* _Charts and diagrams as code_
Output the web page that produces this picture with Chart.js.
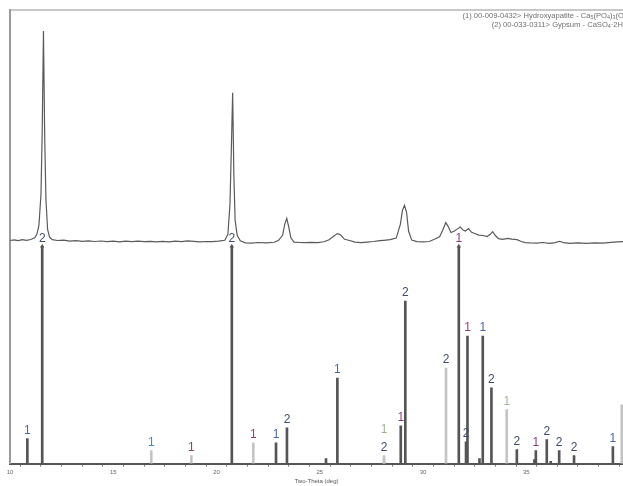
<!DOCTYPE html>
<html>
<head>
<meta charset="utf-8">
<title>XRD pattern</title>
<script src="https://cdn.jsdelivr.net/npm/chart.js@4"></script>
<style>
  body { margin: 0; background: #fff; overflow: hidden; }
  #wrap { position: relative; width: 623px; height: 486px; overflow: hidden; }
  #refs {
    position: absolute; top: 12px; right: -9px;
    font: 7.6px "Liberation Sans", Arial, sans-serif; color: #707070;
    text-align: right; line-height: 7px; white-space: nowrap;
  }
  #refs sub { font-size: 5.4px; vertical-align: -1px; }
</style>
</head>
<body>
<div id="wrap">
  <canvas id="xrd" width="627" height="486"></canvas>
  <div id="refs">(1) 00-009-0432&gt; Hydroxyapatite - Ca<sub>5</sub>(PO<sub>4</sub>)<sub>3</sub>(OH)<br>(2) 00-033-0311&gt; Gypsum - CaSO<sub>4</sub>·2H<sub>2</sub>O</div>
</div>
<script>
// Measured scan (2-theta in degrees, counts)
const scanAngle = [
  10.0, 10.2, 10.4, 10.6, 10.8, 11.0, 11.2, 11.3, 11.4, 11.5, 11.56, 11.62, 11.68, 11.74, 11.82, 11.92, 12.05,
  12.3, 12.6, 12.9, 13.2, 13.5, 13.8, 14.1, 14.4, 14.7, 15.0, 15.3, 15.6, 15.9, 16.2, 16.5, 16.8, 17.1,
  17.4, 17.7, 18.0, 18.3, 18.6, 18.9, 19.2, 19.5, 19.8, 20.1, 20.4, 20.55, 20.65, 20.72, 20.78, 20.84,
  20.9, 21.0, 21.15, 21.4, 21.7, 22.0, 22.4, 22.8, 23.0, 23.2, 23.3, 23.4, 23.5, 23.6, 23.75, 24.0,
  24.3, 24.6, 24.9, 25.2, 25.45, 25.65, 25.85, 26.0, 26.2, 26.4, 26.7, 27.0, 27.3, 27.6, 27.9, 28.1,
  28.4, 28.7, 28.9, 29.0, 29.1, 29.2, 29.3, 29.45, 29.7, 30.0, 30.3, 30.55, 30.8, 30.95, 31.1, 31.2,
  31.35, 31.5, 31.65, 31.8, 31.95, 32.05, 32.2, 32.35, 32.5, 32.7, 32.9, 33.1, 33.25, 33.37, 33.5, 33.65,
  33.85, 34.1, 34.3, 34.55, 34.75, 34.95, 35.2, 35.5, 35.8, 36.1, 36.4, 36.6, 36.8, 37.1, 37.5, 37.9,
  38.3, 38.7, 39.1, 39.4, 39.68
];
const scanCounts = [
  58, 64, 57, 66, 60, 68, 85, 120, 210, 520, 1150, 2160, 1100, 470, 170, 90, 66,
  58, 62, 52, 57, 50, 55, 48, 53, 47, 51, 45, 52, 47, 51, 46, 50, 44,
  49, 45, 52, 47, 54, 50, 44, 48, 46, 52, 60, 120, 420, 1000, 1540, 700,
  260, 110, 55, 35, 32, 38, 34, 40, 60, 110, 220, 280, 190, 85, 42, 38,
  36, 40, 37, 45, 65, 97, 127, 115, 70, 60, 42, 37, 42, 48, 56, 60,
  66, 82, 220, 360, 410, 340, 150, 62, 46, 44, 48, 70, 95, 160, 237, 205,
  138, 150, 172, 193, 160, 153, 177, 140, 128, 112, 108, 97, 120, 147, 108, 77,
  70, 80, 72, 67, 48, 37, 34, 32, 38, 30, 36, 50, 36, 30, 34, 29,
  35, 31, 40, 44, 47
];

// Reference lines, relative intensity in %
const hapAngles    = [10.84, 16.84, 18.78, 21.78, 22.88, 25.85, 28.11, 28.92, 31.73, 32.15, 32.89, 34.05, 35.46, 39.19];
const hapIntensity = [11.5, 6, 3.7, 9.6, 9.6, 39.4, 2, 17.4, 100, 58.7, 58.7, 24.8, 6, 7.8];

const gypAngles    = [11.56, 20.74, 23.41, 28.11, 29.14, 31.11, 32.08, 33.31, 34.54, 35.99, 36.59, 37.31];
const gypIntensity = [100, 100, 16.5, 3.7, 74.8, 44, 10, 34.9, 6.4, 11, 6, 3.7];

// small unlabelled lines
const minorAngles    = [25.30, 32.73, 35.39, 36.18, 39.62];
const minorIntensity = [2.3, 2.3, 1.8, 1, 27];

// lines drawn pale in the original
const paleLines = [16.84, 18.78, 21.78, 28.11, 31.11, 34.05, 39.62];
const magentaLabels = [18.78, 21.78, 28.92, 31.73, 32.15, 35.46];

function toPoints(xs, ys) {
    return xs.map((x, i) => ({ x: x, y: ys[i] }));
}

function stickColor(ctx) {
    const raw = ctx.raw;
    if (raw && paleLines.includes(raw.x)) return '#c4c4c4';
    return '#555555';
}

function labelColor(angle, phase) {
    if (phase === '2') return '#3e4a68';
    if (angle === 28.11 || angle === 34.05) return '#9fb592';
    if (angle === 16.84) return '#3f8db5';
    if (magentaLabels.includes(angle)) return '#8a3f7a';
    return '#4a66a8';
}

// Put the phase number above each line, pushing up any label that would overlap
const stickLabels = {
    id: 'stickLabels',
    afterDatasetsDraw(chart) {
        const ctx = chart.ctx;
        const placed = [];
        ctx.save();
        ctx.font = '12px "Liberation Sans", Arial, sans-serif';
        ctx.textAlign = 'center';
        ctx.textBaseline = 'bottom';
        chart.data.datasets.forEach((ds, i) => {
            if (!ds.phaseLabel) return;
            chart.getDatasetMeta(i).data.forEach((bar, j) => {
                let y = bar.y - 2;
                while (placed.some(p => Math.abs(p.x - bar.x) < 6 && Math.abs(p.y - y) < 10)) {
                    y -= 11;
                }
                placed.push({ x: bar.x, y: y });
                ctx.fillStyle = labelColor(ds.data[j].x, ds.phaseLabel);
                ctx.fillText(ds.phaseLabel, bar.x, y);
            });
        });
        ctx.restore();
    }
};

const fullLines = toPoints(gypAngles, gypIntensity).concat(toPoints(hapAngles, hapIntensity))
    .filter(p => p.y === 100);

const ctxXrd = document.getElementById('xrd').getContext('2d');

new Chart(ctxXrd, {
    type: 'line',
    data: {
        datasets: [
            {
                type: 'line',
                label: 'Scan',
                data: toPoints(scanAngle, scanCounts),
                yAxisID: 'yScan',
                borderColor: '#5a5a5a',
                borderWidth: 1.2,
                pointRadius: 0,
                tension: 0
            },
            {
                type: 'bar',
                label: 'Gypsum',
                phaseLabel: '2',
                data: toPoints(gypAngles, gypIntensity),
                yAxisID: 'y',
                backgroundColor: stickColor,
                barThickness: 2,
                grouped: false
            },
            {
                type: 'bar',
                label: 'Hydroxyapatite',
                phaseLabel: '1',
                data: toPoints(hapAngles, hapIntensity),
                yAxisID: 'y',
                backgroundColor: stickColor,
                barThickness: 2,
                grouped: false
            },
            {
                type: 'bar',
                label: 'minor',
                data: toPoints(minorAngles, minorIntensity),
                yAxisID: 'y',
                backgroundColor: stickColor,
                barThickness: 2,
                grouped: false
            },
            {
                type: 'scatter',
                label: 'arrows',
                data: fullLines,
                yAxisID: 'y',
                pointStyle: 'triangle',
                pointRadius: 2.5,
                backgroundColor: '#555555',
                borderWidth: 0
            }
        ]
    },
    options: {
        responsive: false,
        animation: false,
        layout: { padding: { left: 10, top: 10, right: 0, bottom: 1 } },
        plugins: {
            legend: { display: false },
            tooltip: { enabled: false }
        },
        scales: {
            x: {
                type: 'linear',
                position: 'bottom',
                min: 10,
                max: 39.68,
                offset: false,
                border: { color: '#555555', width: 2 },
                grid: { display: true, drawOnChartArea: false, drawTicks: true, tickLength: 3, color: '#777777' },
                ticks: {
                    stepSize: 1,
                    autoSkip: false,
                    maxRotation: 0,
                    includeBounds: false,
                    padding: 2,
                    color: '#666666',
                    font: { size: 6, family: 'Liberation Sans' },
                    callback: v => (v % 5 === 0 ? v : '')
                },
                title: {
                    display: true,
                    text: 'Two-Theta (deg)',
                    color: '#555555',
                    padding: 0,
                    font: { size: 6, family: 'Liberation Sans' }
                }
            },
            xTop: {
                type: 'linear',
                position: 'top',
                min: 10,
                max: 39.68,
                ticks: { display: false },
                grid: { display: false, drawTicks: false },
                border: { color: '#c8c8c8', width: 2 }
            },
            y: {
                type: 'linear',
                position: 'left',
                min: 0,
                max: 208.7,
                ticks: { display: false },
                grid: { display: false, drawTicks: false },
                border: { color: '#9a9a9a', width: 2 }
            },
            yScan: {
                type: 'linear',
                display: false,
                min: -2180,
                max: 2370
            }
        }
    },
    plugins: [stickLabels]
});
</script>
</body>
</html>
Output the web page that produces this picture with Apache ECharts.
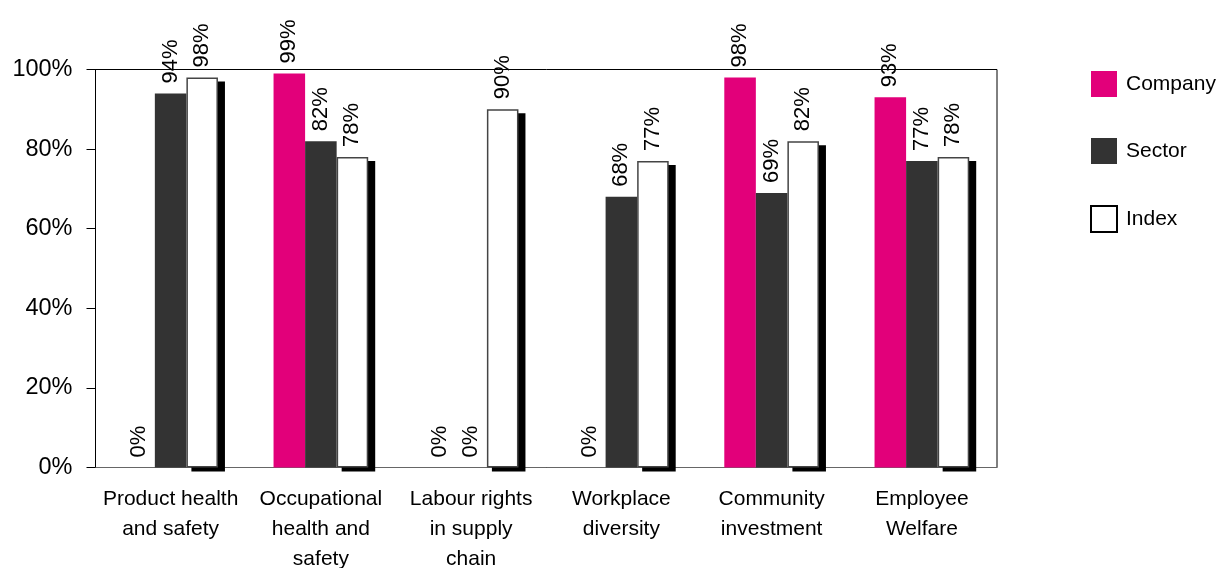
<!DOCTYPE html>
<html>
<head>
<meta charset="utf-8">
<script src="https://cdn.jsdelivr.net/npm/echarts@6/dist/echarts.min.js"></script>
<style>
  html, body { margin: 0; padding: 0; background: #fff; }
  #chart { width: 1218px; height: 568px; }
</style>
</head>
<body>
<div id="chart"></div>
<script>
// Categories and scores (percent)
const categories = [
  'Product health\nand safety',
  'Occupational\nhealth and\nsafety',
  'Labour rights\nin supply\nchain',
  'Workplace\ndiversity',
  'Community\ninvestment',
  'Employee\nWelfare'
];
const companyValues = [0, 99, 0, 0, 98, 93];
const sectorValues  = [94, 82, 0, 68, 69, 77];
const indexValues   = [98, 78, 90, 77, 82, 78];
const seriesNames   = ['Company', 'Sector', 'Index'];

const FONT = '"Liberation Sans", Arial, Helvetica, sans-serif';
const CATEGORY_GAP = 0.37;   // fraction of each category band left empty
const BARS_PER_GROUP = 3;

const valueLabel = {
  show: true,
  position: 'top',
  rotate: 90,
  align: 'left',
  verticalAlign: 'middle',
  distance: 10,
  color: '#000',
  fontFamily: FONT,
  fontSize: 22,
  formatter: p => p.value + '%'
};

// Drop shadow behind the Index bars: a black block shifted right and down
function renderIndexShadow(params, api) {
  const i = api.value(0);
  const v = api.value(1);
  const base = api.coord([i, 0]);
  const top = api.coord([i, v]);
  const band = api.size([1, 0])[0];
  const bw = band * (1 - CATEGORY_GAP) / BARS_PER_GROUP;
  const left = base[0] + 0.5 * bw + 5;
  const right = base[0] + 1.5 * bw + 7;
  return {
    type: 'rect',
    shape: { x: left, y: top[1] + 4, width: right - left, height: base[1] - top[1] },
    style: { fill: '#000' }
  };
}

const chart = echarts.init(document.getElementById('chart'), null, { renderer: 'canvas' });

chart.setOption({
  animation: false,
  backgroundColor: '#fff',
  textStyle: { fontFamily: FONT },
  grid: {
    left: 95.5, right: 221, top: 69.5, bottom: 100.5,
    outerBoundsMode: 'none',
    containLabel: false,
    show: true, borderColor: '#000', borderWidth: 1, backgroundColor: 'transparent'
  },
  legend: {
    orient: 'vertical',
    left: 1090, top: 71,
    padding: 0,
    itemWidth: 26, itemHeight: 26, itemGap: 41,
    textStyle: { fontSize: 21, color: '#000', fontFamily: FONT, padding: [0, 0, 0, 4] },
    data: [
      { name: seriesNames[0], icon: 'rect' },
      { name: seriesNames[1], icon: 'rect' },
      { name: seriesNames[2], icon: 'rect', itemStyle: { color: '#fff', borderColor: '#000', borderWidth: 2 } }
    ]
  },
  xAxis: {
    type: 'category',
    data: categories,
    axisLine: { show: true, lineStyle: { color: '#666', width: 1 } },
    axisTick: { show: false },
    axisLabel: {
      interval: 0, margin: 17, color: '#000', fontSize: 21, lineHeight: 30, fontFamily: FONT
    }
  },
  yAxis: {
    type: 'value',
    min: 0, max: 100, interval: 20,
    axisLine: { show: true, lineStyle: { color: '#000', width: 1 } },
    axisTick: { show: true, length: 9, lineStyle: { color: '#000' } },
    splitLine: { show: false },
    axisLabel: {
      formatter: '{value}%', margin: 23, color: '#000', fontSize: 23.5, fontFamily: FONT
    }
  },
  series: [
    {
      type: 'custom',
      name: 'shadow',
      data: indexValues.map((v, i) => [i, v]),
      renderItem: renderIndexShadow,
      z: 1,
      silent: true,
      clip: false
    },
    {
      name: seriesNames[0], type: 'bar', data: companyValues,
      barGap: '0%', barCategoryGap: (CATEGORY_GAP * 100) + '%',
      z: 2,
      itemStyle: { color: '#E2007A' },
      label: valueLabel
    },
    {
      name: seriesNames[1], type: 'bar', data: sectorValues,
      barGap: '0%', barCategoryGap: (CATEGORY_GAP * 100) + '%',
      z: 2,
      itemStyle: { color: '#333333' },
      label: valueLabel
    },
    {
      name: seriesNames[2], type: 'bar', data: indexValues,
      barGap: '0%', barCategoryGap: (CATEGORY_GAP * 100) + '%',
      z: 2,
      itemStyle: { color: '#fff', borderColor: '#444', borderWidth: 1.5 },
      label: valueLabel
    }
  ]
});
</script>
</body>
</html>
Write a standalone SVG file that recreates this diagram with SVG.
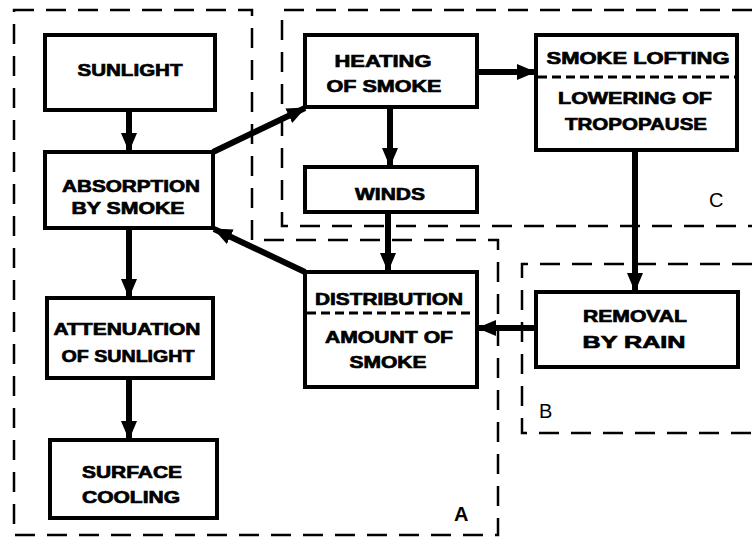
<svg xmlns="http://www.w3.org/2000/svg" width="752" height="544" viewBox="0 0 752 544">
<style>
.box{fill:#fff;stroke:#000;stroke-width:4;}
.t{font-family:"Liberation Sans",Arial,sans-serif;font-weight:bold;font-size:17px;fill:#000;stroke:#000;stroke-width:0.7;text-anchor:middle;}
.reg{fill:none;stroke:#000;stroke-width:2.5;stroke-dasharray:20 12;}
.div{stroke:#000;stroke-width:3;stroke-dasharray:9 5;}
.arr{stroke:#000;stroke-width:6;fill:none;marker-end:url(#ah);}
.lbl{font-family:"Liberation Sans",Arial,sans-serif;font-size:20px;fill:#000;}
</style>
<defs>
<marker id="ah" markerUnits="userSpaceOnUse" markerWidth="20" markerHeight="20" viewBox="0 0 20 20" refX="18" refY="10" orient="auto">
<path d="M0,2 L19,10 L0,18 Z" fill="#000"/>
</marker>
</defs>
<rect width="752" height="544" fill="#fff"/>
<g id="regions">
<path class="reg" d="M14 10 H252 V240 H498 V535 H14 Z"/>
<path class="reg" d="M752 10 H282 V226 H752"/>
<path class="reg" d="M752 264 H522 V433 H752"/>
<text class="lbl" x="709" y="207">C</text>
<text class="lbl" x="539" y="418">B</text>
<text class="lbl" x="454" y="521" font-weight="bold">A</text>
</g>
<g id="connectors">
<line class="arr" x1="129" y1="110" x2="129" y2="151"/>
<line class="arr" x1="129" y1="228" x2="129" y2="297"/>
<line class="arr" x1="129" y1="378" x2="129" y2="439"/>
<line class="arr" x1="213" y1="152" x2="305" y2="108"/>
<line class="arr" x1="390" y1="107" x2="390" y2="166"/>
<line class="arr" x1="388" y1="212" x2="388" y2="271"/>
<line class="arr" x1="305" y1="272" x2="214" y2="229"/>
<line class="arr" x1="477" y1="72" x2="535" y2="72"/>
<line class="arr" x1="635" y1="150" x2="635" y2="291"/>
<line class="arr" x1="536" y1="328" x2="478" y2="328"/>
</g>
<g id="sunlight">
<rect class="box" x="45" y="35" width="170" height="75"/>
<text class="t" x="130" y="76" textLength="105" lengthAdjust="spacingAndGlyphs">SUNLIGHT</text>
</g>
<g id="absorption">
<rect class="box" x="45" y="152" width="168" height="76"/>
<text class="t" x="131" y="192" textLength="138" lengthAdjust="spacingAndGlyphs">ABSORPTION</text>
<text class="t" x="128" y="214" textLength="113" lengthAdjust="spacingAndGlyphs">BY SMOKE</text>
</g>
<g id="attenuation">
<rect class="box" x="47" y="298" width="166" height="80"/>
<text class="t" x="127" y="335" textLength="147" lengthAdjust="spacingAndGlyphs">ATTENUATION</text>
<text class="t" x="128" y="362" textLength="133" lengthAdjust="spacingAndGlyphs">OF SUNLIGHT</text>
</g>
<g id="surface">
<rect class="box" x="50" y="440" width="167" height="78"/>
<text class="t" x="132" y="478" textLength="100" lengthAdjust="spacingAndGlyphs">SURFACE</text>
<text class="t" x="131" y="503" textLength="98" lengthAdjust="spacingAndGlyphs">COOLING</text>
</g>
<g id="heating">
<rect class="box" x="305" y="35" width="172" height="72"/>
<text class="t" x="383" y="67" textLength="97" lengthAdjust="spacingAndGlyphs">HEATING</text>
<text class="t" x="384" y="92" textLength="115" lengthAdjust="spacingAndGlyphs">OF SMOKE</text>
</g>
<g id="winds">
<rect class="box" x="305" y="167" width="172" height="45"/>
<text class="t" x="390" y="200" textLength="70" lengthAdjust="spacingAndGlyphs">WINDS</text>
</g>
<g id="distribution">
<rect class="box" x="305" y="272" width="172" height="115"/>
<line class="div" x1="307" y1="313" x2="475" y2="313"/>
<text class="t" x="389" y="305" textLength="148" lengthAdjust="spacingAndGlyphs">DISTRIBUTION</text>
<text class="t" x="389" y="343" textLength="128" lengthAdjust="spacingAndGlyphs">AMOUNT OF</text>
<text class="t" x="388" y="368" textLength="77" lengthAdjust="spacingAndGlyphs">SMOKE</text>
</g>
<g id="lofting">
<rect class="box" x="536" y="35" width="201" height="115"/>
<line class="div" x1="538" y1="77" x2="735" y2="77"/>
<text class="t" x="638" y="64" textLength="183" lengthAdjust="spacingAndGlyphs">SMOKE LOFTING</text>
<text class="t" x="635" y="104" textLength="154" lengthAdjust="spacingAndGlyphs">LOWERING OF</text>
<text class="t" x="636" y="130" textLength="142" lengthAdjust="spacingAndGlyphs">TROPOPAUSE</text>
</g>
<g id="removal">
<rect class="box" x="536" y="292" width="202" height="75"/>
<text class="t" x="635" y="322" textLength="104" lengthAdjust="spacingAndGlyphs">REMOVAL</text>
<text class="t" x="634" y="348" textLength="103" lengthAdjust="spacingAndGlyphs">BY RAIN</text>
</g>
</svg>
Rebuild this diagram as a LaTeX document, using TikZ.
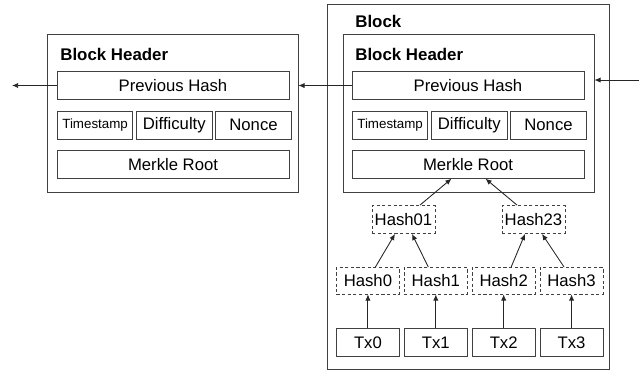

* _Direction_
Filter the listing above for the string "this" and copy every matching line.

* _Task solution_
Output the web page that produces this picture with Chart.js.
Output the web page that produces this picture with Apache ECharts.
Write a standalone SVG file that recreates this diagram with SVG.
Rebuild this diagram as a LaTeX document, using TikZ.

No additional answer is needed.